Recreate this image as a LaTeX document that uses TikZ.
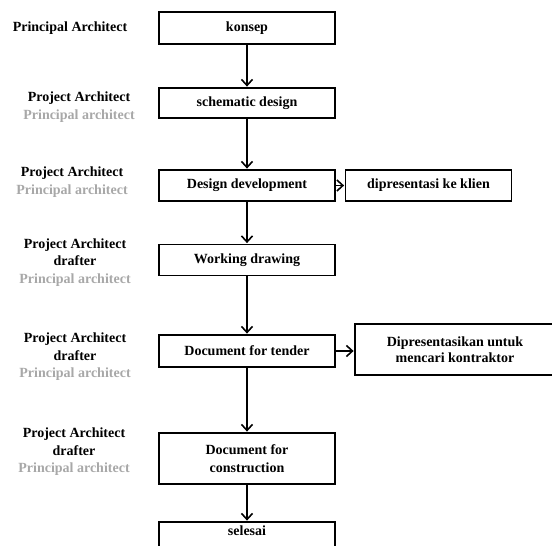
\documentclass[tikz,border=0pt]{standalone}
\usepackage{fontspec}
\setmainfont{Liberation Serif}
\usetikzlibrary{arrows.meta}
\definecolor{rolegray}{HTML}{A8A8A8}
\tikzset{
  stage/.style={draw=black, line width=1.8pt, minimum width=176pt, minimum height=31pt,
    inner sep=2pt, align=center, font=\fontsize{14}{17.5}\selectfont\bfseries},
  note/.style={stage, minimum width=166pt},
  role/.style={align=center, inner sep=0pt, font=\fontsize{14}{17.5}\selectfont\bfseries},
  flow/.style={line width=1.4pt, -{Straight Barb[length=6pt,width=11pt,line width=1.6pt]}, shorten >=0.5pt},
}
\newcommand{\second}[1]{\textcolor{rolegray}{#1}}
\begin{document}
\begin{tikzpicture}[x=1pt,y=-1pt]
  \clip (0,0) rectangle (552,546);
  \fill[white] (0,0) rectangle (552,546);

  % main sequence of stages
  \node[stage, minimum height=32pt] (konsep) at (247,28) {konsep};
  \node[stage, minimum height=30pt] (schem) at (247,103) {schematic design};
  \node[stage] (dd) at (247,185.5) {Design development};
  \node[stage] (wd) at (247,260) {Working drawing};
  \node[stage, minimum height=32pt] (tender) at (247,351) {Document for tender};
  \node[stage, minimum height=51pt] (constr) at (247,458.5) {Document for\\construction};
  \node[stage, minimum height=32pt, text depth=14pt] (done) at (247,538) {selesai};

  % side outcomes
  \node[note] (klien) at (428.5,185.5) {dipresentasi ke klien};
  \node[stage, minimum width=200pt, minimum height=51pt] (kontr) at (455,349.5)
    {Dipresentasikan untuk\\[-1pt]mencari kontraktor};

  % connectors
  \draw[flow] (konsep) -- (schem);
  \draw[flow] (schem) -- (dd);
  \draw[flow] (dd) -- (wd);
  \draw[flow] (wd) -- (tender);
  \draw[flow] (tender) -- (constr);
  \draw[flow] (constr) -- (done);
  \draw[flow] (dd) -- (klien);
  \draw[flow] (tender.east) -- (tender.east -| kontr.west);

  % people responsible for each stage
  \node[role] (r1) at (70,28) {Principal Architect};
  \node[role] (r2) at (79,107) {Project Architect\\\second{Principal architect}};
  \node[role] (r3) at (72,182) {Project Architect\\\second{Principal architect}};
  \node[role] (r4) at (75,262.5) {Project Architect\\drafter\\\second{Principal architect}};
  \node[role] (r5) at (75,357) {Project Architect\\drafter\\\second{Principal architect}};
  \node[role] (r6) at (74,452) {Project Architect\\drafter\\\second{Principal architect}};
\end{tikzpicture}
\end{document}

* * * * *

▶ Request
Using the data above, print every line exactly, omitting pictures.

▶ Task result
Recreate this image as a LaTeX document that uses TikZ.
\documentclass[tikz,border=0pt]{standalone}
\usepackage{fontspec}
\setmainfont{Liberation Serif}
\usetikzlibrary{arrows.meta}
\definecolor{rolegray}{HTML}{A8A8A8}
\tikzset{
  stage/.style={draw=black, line width=1.8pt, minimum width=176pt, minimum height=31pt,
    inner sep=2pt, align=center, font=\fontsize{14}{17.5}\selectfont\bfseries},
  note/.style={stage, minimum width=166pt},
  role/.style={align=center, inner sep=0pt, font=\fontsize{14}{17.5}\selectfont\bfseries},
  flow/.style={line width=1.4pt, -{Straight Barb[length=6pt,width=11pt,line width=1.6pt]}, shorten >=0.5pt},
}
\newcommand{\second}[1]{\textcolor{rolegray}{#1}}
\begin{document}
\begin{tikzpicture}[x=1pt,y=-1pt]
  \clip (0,0) rectangle (552,546);
  \fill[white] (0,0) rectangle (552,546);

  % main sequence of stages
  \node[stage, minimum height=32pt] (konsep) at (247,28) {konsep};
  \node[stage, minimum height=30pt] (schem) at (247,103) {schematic design};
  \node[stage] (dd) at (247,185.5) {Design development};
  \node[stage] (wd) at (247,260) {Working drawing};
  \node[stage, minimum height=32pt] (tender) at (247,351) {Document for tender};
  \node[stage, minimum height=51pt] (constr) at (247,458.5) {Document for\\construction};
  \node[stage, minimum height=32pt, text depth=14pt] (done) at (247,538) {selesai};

  % side outcomes
  \node[note] (klien) at (428.5,185.5) {dipresentasi ke klien};
  \node[stage, minimum width=200pt, minimum height=51pt] (kontr) at (455,349.5)
    {Dipresentasikan untuk\\[-1pt]mencari kontraktor};

  % connectors
  \draw[flow] (konsep) -- (schem);
  \draw[flow] (schem) -- (dd);
  \draw[flow] (dd) -- (wd);
  \draw[flow] (wd) -- (tender);
  \draw[flow] (tender) -- (constr);
  \draw[flow] (constr) -- (done);
  \draw[flow] (dd) -- (klien);
  \draw[flow] (tender.east) -- (tender.east -| kontr.west);

  % people responsible for each stage
  \node[role] (r1) at (70,28) {Principal Architect};
  \node[role] (r2) at (79,107) {Project Architect\\\second{Principal architect}};
  \node[role] (r3) at (72,182) {Project Architect\\\second{Principal architect}};
  \node[role] (r4) at (75,262.5) {Project Architect\\drafter\\\second{Principal architect}};
  \node[role] (r5) at (75,357) {Project Architect\\drafter\\\second{Principal architect}};
  \node[role] (r6) at (74,452) {Project Architect\\drafter\\\second{Principal architect}};
\end{tikzpicture}
\end{document}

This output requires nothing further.